A Bhutanese farmer enters the scene. He disposes a refrigerator in an open area. Suddenly polluting carbonaceous gases rise from the refrigerator and create a hole in the ozone layer up in the sky. Through the hole, harmful rays of the sun hit the farmer and he is in pain.
Then enters Ozzy Ozone, the universal ozone mascot. Ozzy Ozone tells the farmer how the ultraviolet rays of the sun is harming him and that it followed after he disposed his refrigerator in the open area. The farmer then disposes his refrigerator properly.
This short animated series is a section of a Bhutanized version of Ozzy Ozone documentary which is part of the initiative taken by Bhutan to create awareness to protect the ozone layer.
About two decades ago, a large hole was discovered in the ozone shield around the earth over the South Pole. It was attributed to the use of long range of chemicals called Ozone Depleting Substances (ODS). Today, after a global initiative the production and consumption of the ODS have been cut by more than 98%.
Bhutan has done its share.
“The entire international community has worked hard toward reversing this trend, and now with every country in the world being a member to the Montreal Protocol, the efforts have paid off through signs that suggest that the vital shield protecting us is regenerating,” said the vice chair of the National Environment Commission (NEC) and the works and human settlement minister, Lyonpo Yeshey Zimba, at the international day for the preservation of the ozone layer in Thimphu on September 16.
Enormous efforts have been put in place to ensure Bhutan’s success. Many activities have been carried out which include retrofitting of industries, training of trainers, technicians and custom officials.
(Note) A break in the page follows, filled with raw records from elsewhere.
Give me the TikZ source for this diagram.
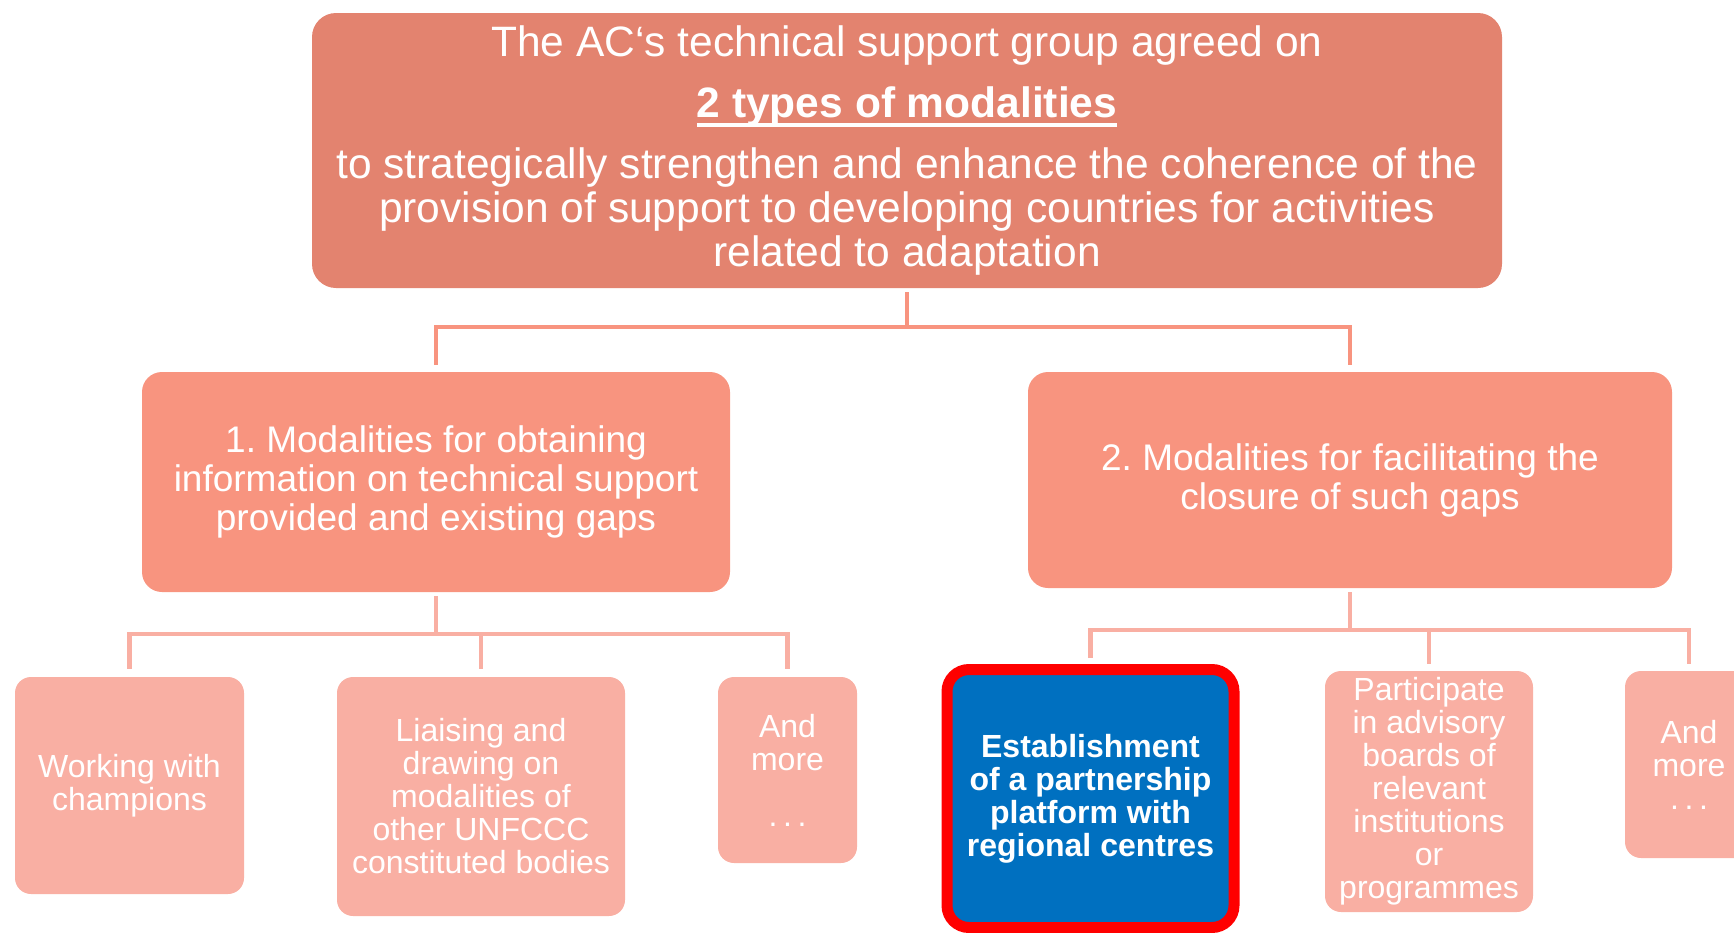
\documentclass[tikz,border=0pt]{standalone}
\usepackage{fontspec}
\setmainfont{Liberation Sans}
\frenchspacing
\definecolor{topc}{HTML}{E3836F}
\definecolor{midc}{HTML}{F8947F}
\definecolor{leafc}{HTML}{F9AFA3}
\definecolor{bluec}{HTML}{0070C0}
\definecolor{redc}{HTML}{FF0000}
\newsavebox\ulbox
\newcommand\myul[1]{\sbox\ulbox{#1}\rlap{\rule[-10pt]{\wd\ulbox}{4pt}}\usebox\ulbox}
\newcommand\mydots{.\hspace{5.6pt}.\hspace{5.6pt}.}
\begin{document}
\begin{tikzpicture}[x=1pt,y=-1pt,
  box/.style={rounded corners=20pt, text=white, align=center, inner sep=0pt},
  topbox/.style={box, fill=topc, rounded corners=24pt, font=\fontsize{42.5}{44}\selectfont},
  midbox/.style={box, fill=midc, font=\fontsize{37}{39}\selectfont},
  leafbox/.style={box, fill=leafc, rounded corners=16pt, font=\fontsize{32}{33}\selectfont},
  estbox/.style={box, fill=bluec, draw=redc, line width=11pt, rounded corners=22pt, font=\bfseries\fontsize{32}{33}\selectfont},
  conn/.style={line width=4.5pt},
  upconn/.style={conn, draw=midc},
  lowconn/.style={conn, draw=leafc}]
\useasboundingbox (0,0) rectangle (1734,932);
\clip (0,0) rectangle (1734,932);

\node[topbox, minimum width=1190pt, minimum height=275pt] (top) at (907,150.5)
 {The AC{‘}s technical support group agreed on\\[17pt]
  \textbf{\myul{2 types of modalities}}\\[17pt]
  to strategically strengthen and enhance the coherence of the\\
  provision of support to developing countries for activities\\
  related to adaptation};

\node[midbox, minimum width=588pt, minimum height=220pt] (m1) at (436,482)
 {1. Modalities for obtaining\\information on technical support\\provided and existing gaps};
\node[midbox, minimum width=644pt, minimum height=216pt] (m2) at (1350,480)
 {2. Modalities for facilitating the\\closure of such gaps};

\node[leafbox, minimum width=229pt, minimum height=217pt] (l1) at (129.5,785.5)
 {Working with\\champions};
\node[leafbox, minimum width=288pt, minimum height=239pt] (l2) at (481,796.5)
 {Liaising and\\drawing on\\modalities of\\other UNFCCC\\constituted bodies};
\node[leafbox, minimum width=139pt, minimum height=186pt] (l3) at (787.5,770)
 {And\\more\\[23pt]\mydots};

\node[estbox, minimum width=287pt, minimum height=258pt] (r1) at (1090.5,798.5)
 {Establishment\\of a partnership\\platform with\\regional centres};
\node[leafbox, minimum width=208pt, minimum height=241pt] (r2) at (1429,791.5)
 {Participate\\in advisory\\boards of\\relevant\\institutions\\or\\programmes};
\node[leafbox, minimum width=128pt, minimum height=187pt] (r3) at (1689,764.5)
 {And\\more\\\mydots};

\coordinate (hub1) at (907,327);
\coordinate (hub2) at (436,634);
\coordinate (hub3) at (1350,630);

\draw[upconn, shorten <=4pt] (top.south) -- (hub1);
\draw[upconn, shorten >=7pt] (hub1) -| (m1.north);
\draw[upconn, shorten >=7pt] (hub1) -| (m2.north);

\draw[lowconn, shorten <=4pt] (m1.south) -- (hub2);
\draw[lowconn, shorten <=8pt, shorten >=8pt] (l1.north) |- (hub2) -| (l3.north);
\draw[lowconn, shorten >=8pt] (hub2) -| (l2.north);

\draw[lowconn, shorten <=4pt] (m2.south) -- (hub3);
\draw[lowconn, shorten <=6pt, shorten >=7pt] (r1.north) |- (hub3) -| (r3.north);
\draw[lowconn, shorten >=7pt] (hub3) -| (r2.north);
\end{tikzpicture}
\end{document}
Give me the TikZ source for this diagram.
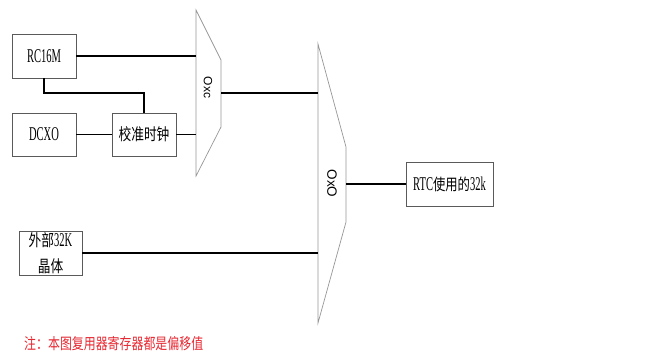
\documentclass[tikz,border=0pt]{standalone}
\usepackage{fontspec}
\newfontfamily\lat{Liberation Serif}[FakeStretch=0.54]
\newfontfamily\cjk{Noto Sans CJK SC}[FakeStretch=0.77]
\newfontfamily\muxfont{Liberation Sans}
\definecolor{boxgray}{RGB}{90,90,90}
\definecolor{muxgray}{RGB}{150,150,150}
\definecolor{notered}{RGB}{230,40,50}
\tikzset{
  blk/.style={draw=boxgray, line width=0.8pt, inner sep=0pt, minimum width=#1, minimum height=44pt, fill=white},
  wire/.style={draw=black, line width=1.8pt},
  muxshape/.style={draw=muxgray, line width=0.7pt},
  lt/.style={font=\lat\fontsize{19.5}{22}\selectfont},
  ct/.style={font=\cjk\fontsize{16.5}{19}\selectfont},
}
\begin{document}
\begin{tikzpicture}[x=1pt,y=-1pt]
\useasboundingbox (0,0) rectangle (648,356);
% boxes
\node[blk=64pt, lt] (rc) at (44,56) {RC16M};
\node[blk=64pt, minimum height=43pt, lt] (dcxo) at (44,134.5) {DCXO};
\node[blk=64pt, minimum height=43pt, ct] (cal) at (144,134.5) {校准时钟};
\node[blk=63pt, align=center, font=\fontsize{16.5}{29}\selectfont] (ext) at (50.5,253.5)
  {{\cjk 外部}{\lat\fontsize{19.5}{22}\selectfont 32K}\\[-3pt]{\cjk 晶体}};
\node[blk=87pt] (rtc) at (449.5,184)
  {{\lat\fontsize{19.5}{22}\selectfont RTC}{\cjk\fontsize{16}{19}\selectfont 使用的}{\lat\fontsize{19.5}{22}\selectfont 32k}};
% muxes
\draw[muxshape] (196,10) -- (221,60) -- (221,127) -- (196,176) -- cycle;
\draw[muxshape] (318,44) -- (346,147) -- (346,222) -- (318,323) -- cycle;
\node[rotate=-90, font=\muxfont\fontsize{12}{14}\selectfont, inner sep=0pt] (m1lab) at (208,87.5) {Oxc};
\node[rotate=-90, font=\muxfont\fontsize{13.5}{15}\selectfont, inner sep=0pt] (m2lab) at (332,183.5) {OxO};
% ports
\coordinate (m1a) at (196,56);
\coordinate (m1b) at (196,134.5);
\coordinate (m1o) at (221,93);
\coordinate (m2a) at (318,93);
\coordinate (m2b) at (318,253);
\coordinate (m2o) at (346,184);
\coordinate (bend) at (144,93);
% wires
\draw[wire] (rc.east) -- (m1a);
\draw[wire] (rc.south) |- (bend) -- (cal.north);
\draw[wire] (dcxo.east) -- (cal.west);
\draw[wire] (cal.east) -- (m1b);
\draw[wire] (m1o) -- (m2a);
\draw[wire] (ext.east |- m2b) -- (m2b);
\draw[wire] (m2o) -- (rtc.west);
% note
\node[anchor=west, inner sep=0pt, text=notered, font=\cjk\fontsize{15.5}{18}\selectfont] (note) at (24,344) {注：本图复用器寄存器都是偏移值};
\end{tikzpicture}
\end{document}
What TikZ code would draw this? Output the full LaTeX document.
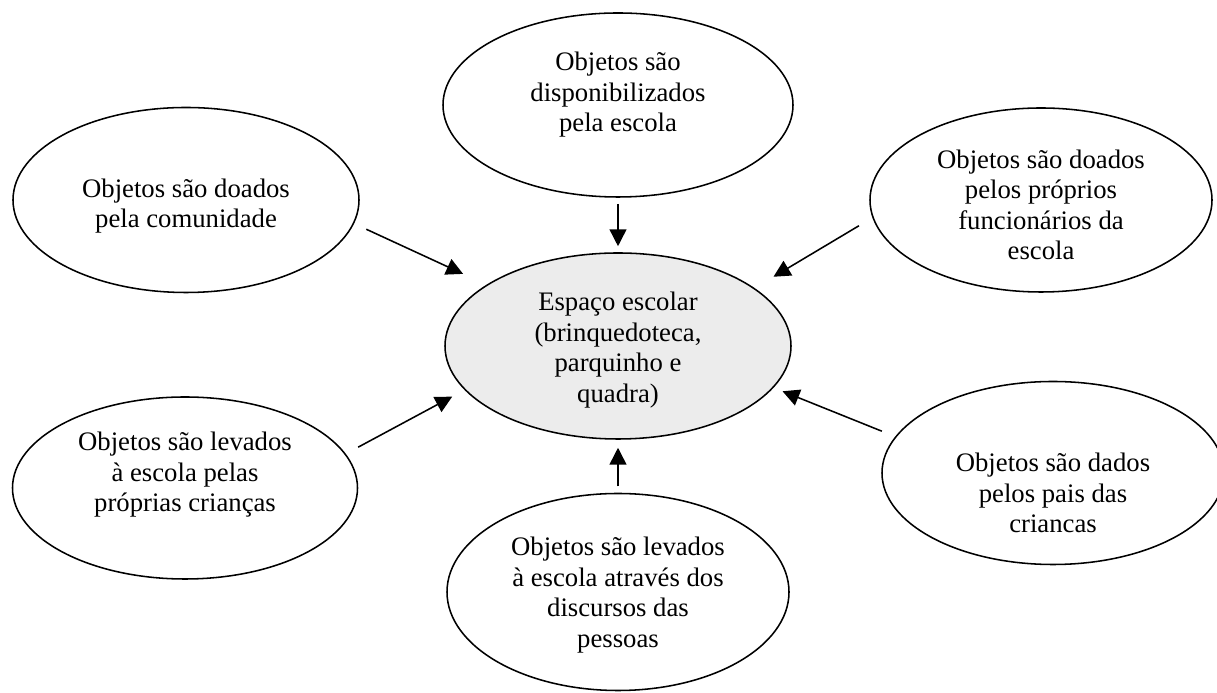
\documentclass[tikz,border=0pt]{standalone}
\usepackage{fontspec}
\setmainfont{Liberation Serif}
\usetikzlibrary{arrows.meta, shapes.geometric}

\tikzset{
  bolha/.style={draw, ellipse, line width=1.1pt, minimum width=8.6cm, minimum height=4.6cm, inner sep=0pt},
  texto/.style={align=center, font=\fontsize{19}{21.7}\selectfont},
  seta/.style={-{Triangle[length=0.42cm,width=0.42cm]}, line width=1.1pt}
}

\begin{document}
\begin{tikzpicture}
\useasboundingbox (0,0) rectangle (30.425,17.325);

% as bolhas
\node[bolha, minimum width=8.75cm] (topo) at (15.45,14.7) {};
\node[bolha, minimum width=8.65cm, minimum height=4.625cm] (comunidade) at (4.65,12.325) {};
\node[bolha, minimum width=8.55cm] (funcionarios) at (26.025,12.325) {};
\node[bolha, fill=gray!15, minimum width=8.65cm, minimum height=4.65cm] (espaco) at (15.45,8.675) {};
\node[bolha, minimum width=8.625cm, minimum height=4.55cm] (criancas) at (4.625,5.125) {};
\node[bolha, minimum width=8.55cm, minimum height=4.575cm] (pais) at (26.325,5.5) {};
\node[bolha, minimum width=8.55cm, minimum height=4.925cm] (discursos) at (15.45,2.525) {};

% os textos
\node[texto] (topo-txt) at ([yshift=0.25cm]topo) {Objetos são\\disponibilizados\\pela escola};
\node[texto] (comunidade-txt) at ([yshift=-0.15cm]comunidade) {Objetos são doados\\pela comunidade};
\node[texto] (funcionarios-txt) at ([yshift=-0.125cm]funcionarios) {Objetos são doados\\pelos próprios\\funcionários da\\escola};
\node[texto] (espaco-txt) at ([yshift=-0.1cm]espaco) {Espaço escolar\\(brinquedoteca,\\parquinho e\\quadra)};
\node[texto] (criancas-txt) at ([yshift=0.325cm]criancas) {Objetos são levados\\à escola pelas\\próprias crianças};
\node[texto] (pais-txt) at ([yshift=-0.5cm]pais) {Objetos são dados\\pelos pais das\\criancas};
\node[texto] (discursos-txt) at ([yshift=-0.075cm]discursos) {Objetos são levados\\à escola através dos\\discursos das\\pessoas};

% as setas
\draw[seta, shorten <=0.15cm, shorten >=0.15cm] (topo) -- (espaco);
\draw[seta, shorten <=0.335cm, shorten >=0.645cm] (comunidade.-8.4) -- (espaco.155.3);
\draw[seta, shorten <=0.39cm, shorten >=0.55cm] (funcionarios.186.2) -- (espaco.23.8);
\draw[seta, shorten <=0.35cm, shorten >=0.35cm] (criancas.12.3) -- (espaco.196.9);
\draw[seta, shorten <=0.36cm, shorten >=0.24cm] (pais.167.3) -- (espaco.-15.4);
\draw[seta, shorten <=0.16cm, shorten >=0.2cm] (discursos) -- (espaco);
\end{tikzpicture}
\end{document}
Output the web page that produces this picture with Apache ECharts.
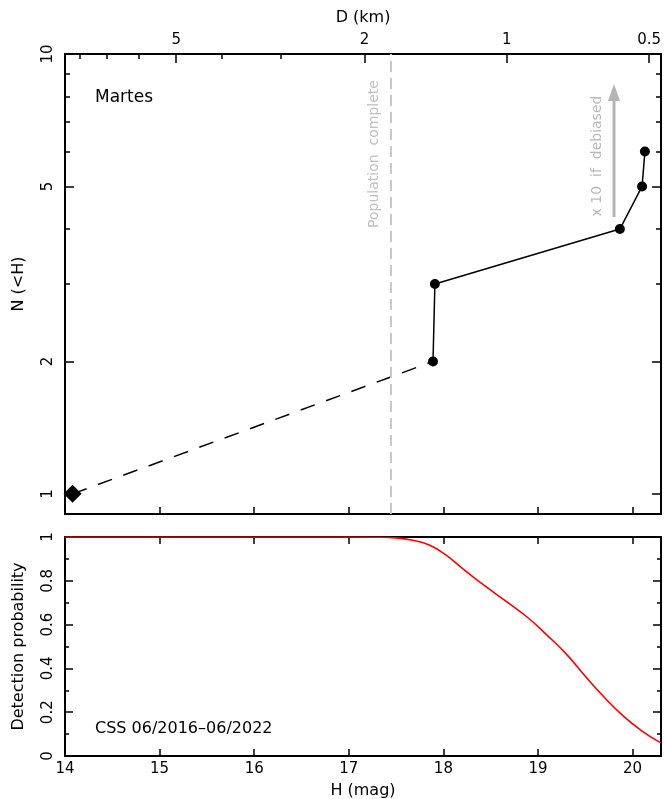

“We have overcome the daunting task of meeting the obligations of the stipulated ODS phase out timeframe ensuring compliance with the phase out schedule of 50% reduction of CFC consumption in the country by January 2005, and 85% reduction by 2008 and then completely in 2010,” said the secretary of NEC Ugyen Tshewang.
Bhutan is now working toward phasing out HCFC from the country. Lyonpo Yeshey Zimba said that by starting the implementation of the phase out, Bhutan can achieve dual benefits of combating climate change as well as protecting the ozone layer.
“We have made much progress, but the coming years will be critical in seeing the job through with the implementing of the HCFC phase out,” he said.
The minister added that Bhutan’s enviable reputation in environment conservation thus far is testimony of its commitment of pursuing sustainable development based on the philosophy of Gross National Happiness which underscores that development cannot be pursued on the premise of economic growth alone but has to take place in combination with the emotional and spiritual wellbeing of the people.
The Secretary General of United Nations, Ban Ki-moon, in his ozone day address, applauded the role played by the Montreal Protocol in the fight to protect the ozone layer and also labeled the issue as similar to climate change. “It has already averted greenhouse gas emissions equivalent to more than 135 billion tons of carbondioxide, and will continue to play an important role,” he said.
Ozone depleting substances are certain manmade chemicals which have a high potential to deplete the ozone layer. These include CFC, HCFC, Methyl Bromide, Carbon Tetra Chloride and Halons.
In Bhutan, ODS are commonly used in refrigeration, air conditioning, fire fighting, aerosols, and as solvents for cleaning applications in industries.
By the end of 2009, the Montreal Protocol had resulted in the elimination of over 98% of historical levels of ozone-depleting substances worldwide.